Monday, July 11, 2005

 

Caro defunto,

sim, tenho um morto. Tenho-o morto. Solenemente morto. Frio e opaco como lhe é devido. Não, não a lágrima incubada ressecou cá dentro mesmo. Não se expôs. Eu já me expus o suficiente. Pra ser franca, adoro ver-te assim: morto e enterrrado. Felicidade não é crime. Nunca foi. Embora a moral, os bons costumes e o decoro parlamentar diga que sim. Não, não é. Nem a morte é triste. Tudo que morre renasce n'algum outro lugar, sob nova forma, cheiro, cor e sentidos. "Morrenasce trigo, vivemorre pão." Desculpe se não visto luto, mas é que nunca gostei de preto e tenho andado em busca de sol. Procurando matar a saudade de mim. Revivendo a vida poeticamente. Porque sem a poesia-energia que move o mundo os dias são muito iguais. E minha alma tem pedido chuva, sol e dança. Minha alma tem exigido chover-me, fazer-me alma-gente-chuva. Aí o que não é essência morre e vai nascer jasmim em outro jardim. Tudo o que é sentimento encolhe pra rebrotar à flor da pele.
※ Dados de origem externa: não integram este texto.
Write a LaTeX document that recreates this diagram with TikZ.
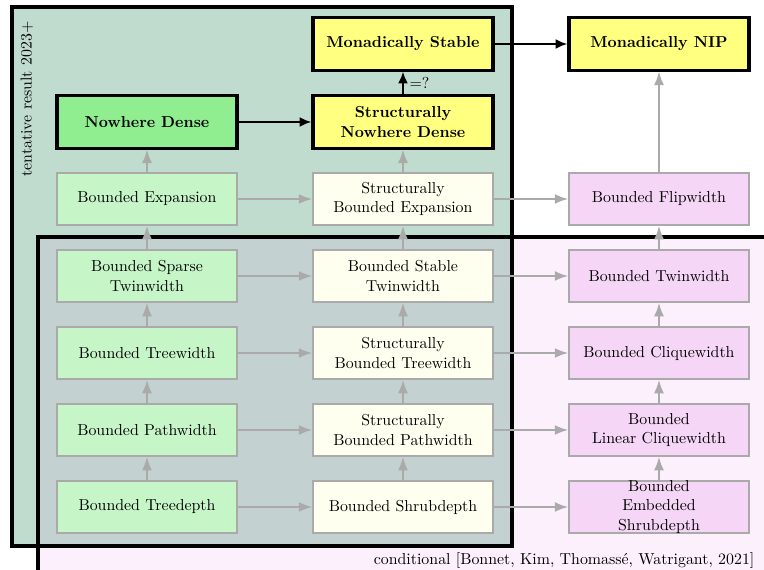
\documentclass[tikz,border=0pt]{standalone}
\usepackage{amssymb}
\usepackage{amsmath}
\usepackage{tikz}
\usetikzlibrary{arrows.meta}

\definecolor{tentgreen}{RGB}{192,220,207}
\definecolor{condpink}{RGB}{230,130,230}
\definecolor{ndgreen}{RGB}{144,238,144}
\definecolor{monyellow}{RGB}{255,255,128}
\definecolor{sparsegreen}{RGB}{198,246,200}
\definecolor{structcream}{RGB}{255,255,240}
\definecolor{densepink}{RGB}{246,214,246}
\definecolor{edgegrey}{RGB}{170,170,170}

\begin{document}
\begin{tikzpicture}
            [x=0.63pt, y=-0.63pt,
             cls/.style={draw=edgegrey, line width=0.95pt, minimum width=113.4pt, minimum height=32.8pt, align=center, inner ysep=1pt},
             big/.style={draw=black, line width=1.9pt, minimum width=113.4pt, minimum height=32.8pt, align=center, font=\bfseries},
             imp/.style={draw=edgegrey, line width=1.25pt, -{Latex[length=8.5pt,width=6.3pt]}},
             bigimp/.style={draw=black, line width=1.6pt, -{Latex[length=7.5pt,width=6.3pt]}}]
            \useasboundingbox (0, 0) rectangle (764, 570);
            % the two regions
            \fill [tentgreen] (12, 7) rectangle (512, 546);
            \fill [condpink, fill opacity=0.12] (38, 237) rectangle (780, 580);
            \draw [line width=1.9pt] (12, 7) rectangle (512, 546);
            \draw [line width=1.9pt] (38, 580) -- (38, 237) -- (780, 237);
            \node [rotate=90, anchor=north east] (tent) at (15, 16) {tentative result 2023+};
            \node [anchor=base east] (cond) at (760, 564) {conditional [Bonnet, Kim, Thomassé, Watrigant, 2021]};
            % left column
            \node [big, fill=ndgreen] (nd) at (147, 122) {Nowhere Dense};
            \node [cls, fill=sparsegreen] (be) at (147, 199) {Bounded Expansion};
            \node [cls, fill=sparsegreen] (bstw) at (147, 276) {Bounded Sparse\\Twinwidth};
            \node [cls, fill=sparsegreen] (tw) at (147, 353) {Bounded Treewidth};
            \node [cls, fill=sparsegreen] (pw) at (147, 430) {Bounded Pathwidth};
            \node [cls, fill=sparsegreen] (td) at (147, 507) {Bounded Treedepth};
            % middle column
            \node [big, fill=monyellow] (ms) at (403, 44) {Monadically Stable};
            \node [big, fill=monyellow] (snd) at (403, 122) {Structurally\\Nowhere Dense};
            \node [cls, fill=structcream] (sbe) at (403, 199) {Structurally\\Bounded Expansion};
            \node [cls, fill=structcream] (bsttw) at (403, 276) {Bounded Stable\\Twinwidth};
            \node [cls, fill=structcream] (stw) at (403, 353) {Structurally\\Bounded Treewidth};
            \node [cls, fill=structcream] (spw) at (403, 430) {Structurally\\Bounded Pathwidth};
            \node [cls, fill=structcream] (sd) at (403, 507) {Bounded Shrubdepth};
            % right column
            \node [big, fill=monyellow] (mnip) at (659, 44) {Monadically NIP};
            \node [cls, fill=densepink] (fw) at (659, 199) {Bounded Flipwidth};
            \node [cls, fill=densepink] (twin) at (659, 276) {Bounded Twinwidth};
            \node [cls, fill=densepink] (cw) at (659, 353) {Bounded Cliquewidth};
            \node [cls, fill=densepink] (lcw) at (659, 430) {Bounded\\Linear Cliquewidth};
            \node [cls, fill=densepink, inner ysep=0pt] (esd) at (659, 507) {Bounded\\Embedded\\Shrubdepth};
            % implications
            \draw [bigimp] (nd) -- (snd);
            \draw [bigimp] (snd) -- (ms) node [midway, right] {$=?$};
            \draw [bigimp] (ms) -- (mnip);
            \draw [imp] (be) -- (nd);
            \draw [imp] (bstw) -- (be);
            \draw [imp] (tw) -- (bstw);
            \draw [imp] (pw) -- (tw);
            \draw [imp] (td) -- (pw);
            \draw [imp] (sbe) -- (snd);
            \draw [imp] (bsttw) -- (sbe);
            \draw [imp] (stw) -- (bsttw);
            \draw [imp] (spw) -- (stw);
            \draw [imp] (sd) -- (spw);
            \draw [imp] (fw) -- (mnip);
            \draw [imp] (twin) -- (fw);
            \draw [imp] (cw) -- (twin);
            \draw [imp] (lcw) -- (cw);
            \draw [imp] (esd) -- (lcw);
            \draw [imp] (be) -- (sbe);
            \draw [imp] (bstw) -- (bsttw);
            \draw [imp] (tw) -- (stw);
            \draw [imp] (pw) -- (spw);
            \draw [imp] (td) -- (sd);
            \draw [imp] (sbe) -- (fw);
            \draw [imp] (bsttw) -- (twin);
            \draw [imp] (stw) -- (cw);
            \draw [imp] (spw) -- (lcw);
            \draw [imp] (sd) -- (esd);
        \end{tikzpicture}
\end{document}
Os armários foram abertos, os livros relidos, as melodias sofejadas e muito do que andava escondido revigorou, extendeu galhos por novos ares. E muito do que eu vinha sendo, do meu não-eu que em mim existia foi embora e nisso você foi. Agora eu me constituo pura essência marcada por leves traços de pincel do não-eu que de mim se desprendeu. Tudo o que não é harmônico foi levado pela alma-chuva deixei cair sobre mim.
Para dentro

Pelo que é essencial
Flor da pele
Sentimento vital
Deixa o sol raiar
Deixa a luz explodir
O coração rebentar
Rebento – eu
Quem sabe a que veio?
E o sorriso-alma inda a florir
Muito sol precisa entrar
Pra vida a casa tornar
Abro as janelas
Deixo o vento,
Com forte cheiro de futuro,
Entrar e inundar
Inundar...
E quem sabe o porvir não é o caminho de regresso?